--- start ---
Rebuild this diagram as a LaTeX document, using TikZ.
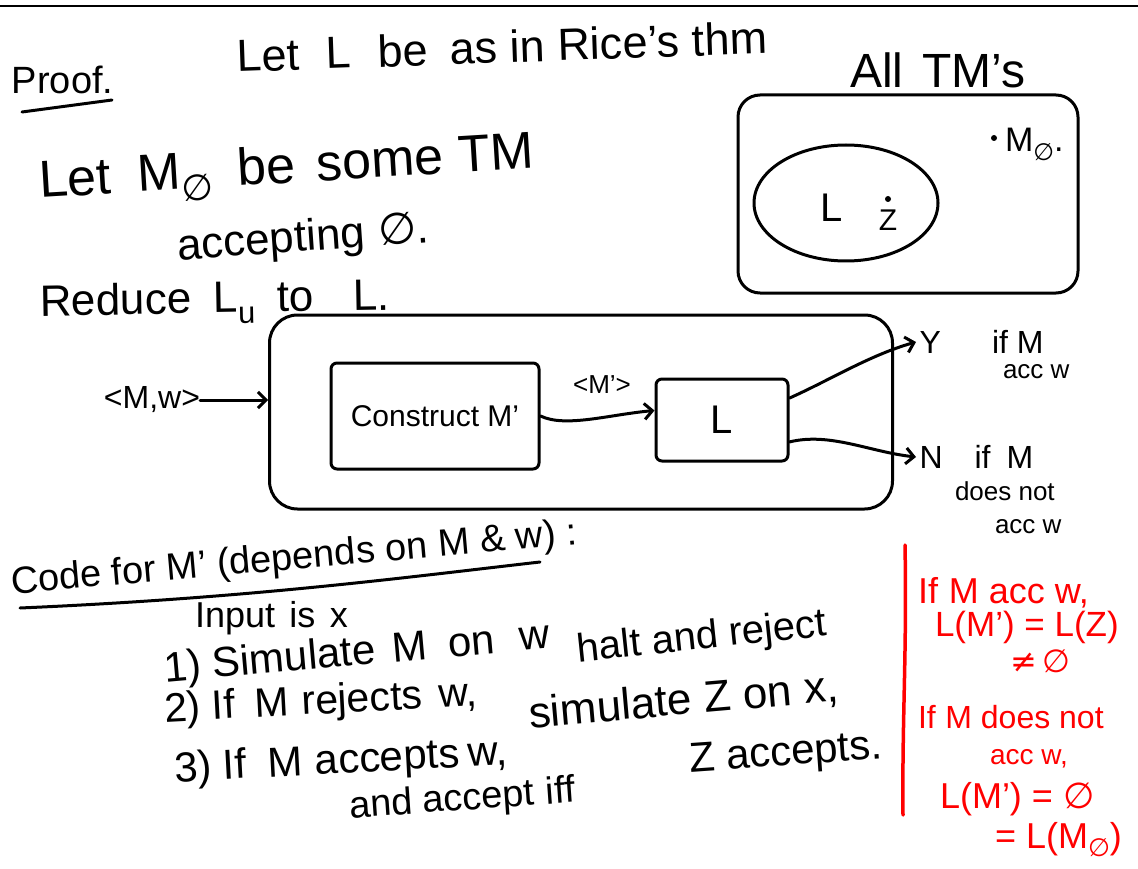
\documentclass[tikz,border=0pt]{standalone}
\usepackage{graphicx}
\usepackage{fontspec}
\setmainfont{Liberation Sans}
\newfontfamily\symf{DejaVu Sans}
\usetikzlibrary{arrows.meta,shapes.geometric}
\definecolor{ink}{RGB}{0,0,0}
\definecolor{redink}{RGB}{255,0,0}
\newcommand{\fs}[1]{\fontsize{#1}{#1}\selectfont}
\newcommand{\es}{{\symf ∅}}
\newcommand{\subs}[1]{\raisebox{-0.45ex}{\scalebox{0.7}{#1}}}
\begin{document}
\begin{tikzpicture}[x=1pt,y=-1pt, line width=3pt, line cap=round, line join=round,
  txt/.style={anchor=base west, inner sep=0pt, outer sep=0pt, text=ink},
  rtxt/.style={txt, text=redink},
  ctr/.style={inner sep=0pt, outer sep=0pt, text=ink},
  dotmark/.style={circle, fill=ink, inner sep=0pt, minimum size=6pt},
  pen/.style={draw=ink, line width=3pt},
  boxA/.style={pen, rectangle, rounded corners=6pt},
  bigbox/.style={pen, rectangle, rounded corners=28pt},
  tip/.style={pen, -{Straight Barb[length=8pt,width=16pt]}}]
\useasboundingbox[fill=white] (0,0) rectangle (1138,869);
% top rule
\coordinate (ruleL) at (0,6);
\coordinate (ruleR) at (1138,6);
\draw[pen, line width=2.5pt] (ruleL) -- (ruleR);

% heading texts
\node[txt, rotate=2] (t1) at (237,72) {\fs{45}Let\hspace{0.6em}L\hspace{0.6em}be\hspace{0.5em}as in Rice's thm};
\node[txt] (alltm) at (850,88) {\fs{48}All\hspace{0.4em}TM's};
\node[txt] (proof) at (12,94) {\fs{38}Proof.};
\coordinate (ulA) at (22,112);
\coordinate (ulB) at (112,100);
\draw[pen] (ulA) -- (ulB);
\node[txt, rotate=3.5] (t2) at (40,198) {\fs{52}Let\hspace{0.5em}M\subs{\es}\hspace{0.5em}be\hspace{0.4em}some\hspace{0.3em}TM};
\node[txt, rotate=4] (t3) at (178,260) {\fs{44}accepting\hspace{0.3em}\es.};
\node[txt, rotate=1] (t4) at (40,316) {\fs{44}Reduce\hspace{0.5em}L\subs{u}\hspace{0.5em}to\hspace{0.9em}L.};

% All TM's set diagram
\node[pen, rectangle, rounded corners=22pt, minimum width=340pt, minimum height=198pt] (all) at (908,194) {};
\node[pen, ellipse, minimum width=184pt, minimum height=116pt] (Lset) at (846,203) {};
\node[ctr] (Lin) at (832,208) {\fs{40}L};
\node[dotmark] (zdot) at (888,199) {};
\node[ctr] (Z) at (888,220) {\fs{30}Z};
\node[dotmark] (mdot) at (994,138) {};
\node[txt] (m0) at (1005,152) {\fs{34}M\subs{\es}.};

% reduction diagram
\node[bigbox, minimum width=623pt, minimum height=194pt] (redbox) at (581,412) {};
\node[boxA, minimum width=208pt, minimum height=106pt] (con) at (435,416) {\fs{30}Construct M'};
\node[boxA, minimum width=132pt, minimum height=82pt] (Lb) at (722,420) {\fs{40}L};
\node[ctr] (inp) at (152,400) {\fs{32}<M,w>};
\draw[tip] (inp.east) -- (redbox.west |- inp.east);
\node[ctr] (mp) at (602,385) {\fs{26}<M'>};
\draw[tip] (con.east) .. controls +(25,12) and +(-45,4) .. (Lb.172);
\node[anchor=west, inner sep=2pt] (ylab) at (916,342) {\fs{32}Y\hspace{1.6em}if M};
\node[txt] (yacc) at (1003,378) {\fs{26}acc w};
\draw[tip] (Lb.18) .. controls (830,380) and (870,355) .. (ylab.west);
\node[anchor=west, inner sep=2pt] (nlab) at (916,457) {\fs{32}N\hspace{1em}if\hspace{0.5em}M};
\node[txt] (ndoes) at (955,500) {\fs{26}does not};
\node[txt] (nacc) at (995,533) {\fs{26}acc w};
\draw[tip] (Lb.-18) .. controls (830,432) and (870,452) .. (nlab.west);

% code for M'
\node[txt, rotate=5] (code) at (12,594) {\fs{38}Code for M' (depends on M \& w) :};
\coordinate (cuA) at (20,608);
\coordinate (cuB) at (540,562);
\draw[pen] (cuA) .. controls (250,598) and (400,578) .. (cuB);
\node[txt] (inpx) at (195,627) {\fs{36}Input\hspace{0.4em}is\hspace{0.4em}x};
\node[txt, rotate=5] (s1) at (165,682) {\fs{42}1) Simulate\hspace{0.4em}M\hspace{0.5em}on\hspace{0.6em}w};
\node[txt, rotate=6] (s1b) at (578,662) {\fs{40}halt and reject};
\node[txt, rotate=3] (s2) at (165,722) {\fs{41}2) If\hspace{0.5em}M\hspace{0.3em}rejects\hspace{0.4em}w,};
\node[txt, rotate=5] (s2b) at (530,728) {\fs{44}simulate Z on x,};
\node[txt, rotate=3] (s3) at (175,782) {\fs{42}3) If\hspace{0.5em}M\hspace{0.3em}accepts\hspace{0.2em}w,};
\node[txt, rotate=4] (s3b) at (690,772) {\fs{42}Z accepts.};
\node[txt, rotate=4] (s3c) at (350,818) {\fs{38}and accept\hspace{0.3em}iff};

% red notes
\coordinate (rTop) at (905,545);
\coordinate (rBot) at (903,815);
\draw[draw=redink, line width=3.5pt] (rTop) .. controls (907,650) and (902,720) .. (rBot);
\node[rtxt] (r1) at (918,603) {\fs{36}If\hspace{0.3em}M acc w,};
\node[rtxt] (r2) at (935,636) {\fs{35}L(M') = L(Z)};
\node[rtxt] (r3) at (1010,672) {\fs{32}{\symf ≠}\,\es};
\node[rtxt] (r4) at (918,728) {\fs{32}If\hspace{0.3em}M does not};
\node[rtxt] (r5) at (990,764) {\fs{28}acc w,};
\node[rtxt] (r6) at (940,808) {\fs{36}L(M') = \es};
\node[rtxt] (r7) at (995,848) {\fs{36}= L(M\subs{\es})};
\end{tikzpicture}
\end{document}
--- end ---
--- start ---
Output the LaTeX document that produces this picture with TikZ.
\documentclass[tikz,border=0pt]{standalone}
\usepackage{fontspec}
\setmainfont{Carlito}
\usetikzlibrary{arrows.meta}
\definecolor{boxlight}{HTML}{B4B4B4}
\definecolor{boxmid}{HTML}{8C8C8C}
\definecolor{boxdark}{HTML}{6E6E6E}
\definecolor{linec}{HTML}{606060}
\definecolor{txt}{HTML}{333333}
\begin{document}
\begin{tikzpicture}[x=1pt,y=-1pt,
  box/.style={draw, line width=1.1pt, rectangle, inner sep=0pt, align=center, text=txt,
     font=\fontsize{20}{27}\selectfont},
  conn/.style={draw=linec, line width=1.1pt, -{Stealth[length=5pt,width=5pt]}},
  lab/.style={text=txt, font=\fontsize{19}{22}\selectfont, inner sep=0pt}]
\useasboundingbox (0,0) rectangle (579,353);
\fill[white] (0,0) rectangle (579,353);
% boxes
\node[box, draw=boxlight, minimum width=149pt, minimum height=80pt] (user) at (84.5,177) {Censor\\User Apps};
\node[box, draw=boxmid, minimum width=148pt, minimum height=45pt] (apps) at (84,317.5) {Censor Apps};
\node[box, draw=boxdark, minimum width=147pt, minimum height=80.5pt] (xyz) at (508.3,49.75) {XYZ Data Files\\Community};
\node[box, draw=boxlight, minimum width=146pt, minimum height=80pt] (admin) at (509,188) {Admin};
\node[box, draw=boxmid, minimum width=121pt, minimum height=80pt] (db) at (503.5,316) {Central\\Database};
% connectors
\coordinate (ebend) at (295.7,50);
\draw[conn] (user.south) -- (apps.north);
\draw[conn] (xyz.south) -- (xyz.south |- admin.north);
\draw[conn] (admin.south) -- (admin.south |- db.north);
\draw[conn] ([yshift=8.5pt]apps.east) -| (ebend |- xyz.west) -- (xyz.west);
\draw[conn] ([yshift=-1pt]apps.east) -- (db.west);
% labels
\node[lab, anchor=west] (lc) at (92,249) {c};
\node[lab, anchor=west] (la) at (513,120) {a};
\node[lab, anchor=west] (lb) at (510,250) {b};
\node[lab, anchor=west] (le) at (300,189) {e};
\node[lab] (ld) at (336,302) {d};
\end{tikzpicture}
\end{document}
--- end ---
Give back, unchanged, each line from the one containing "Rebuild this diagram" through the one containing "(ruleL) -- (ruleR);". Pictures are to be left out.

FINAL RESULT
Rebuild this diagram as a LaTeX document, using TikZ.
\documentclass[tikz,border=0pt]{standalone}
\usepackage{graphicx}
\usepackage{fontspec}
\setmainfont{Liberation Sans}
\newfontfamily\symf{DejaVu Sans}
\usetikzlibrary{arrows.meta,shapes.geometric}
\definecolor{ink}{RGB}{0,0,0}
\definecolor{redink}{RGB}{255,0,0}
\newcommand{\fs}[1]{\fontsize{#1}{#1}\selectfont}
\newcommand{\es}{{\symf ∅}}
\newcommand{\subs}[1]{\raisebox{-0.45ex}{\scalebox{0.7}{#1}}}
\begin{document}
\begin{tikzpicture}[x=1pt,y=-1pt, line width=3pt, line cap=round, line join=round,
  txt/.style={anchor=base west, inner sep=0pt, outer sep=0pt, text=ink},
  rtxt/.style={txt, text=redink},
  ctr/.style={inner sep=0pt, outer sep=0pt, text=ink},
  dotmark/.style={circle, fill=ink, inner sep=0pt, minimum size=6pt},
  pen/.style={draw=ink, line width=3pt},
  boxA/.style={pen, rectangle, rounded corners=6pt},
  bigbox/.style={pen, rectangle, rounded corners=28pt},
  tip/.style={pen, -{Straight Barb[length=8pt,width=16pt]}}]
\useasboundingbox[fill=white] (0,0) rectangle (1138,869);
% top rule
\coordinate (ruleL) at (0,6);
\coordinate (ruleR) at (1138,6);
\draw[pen, line width=2.5pt] (ruleL) -- (ruleR);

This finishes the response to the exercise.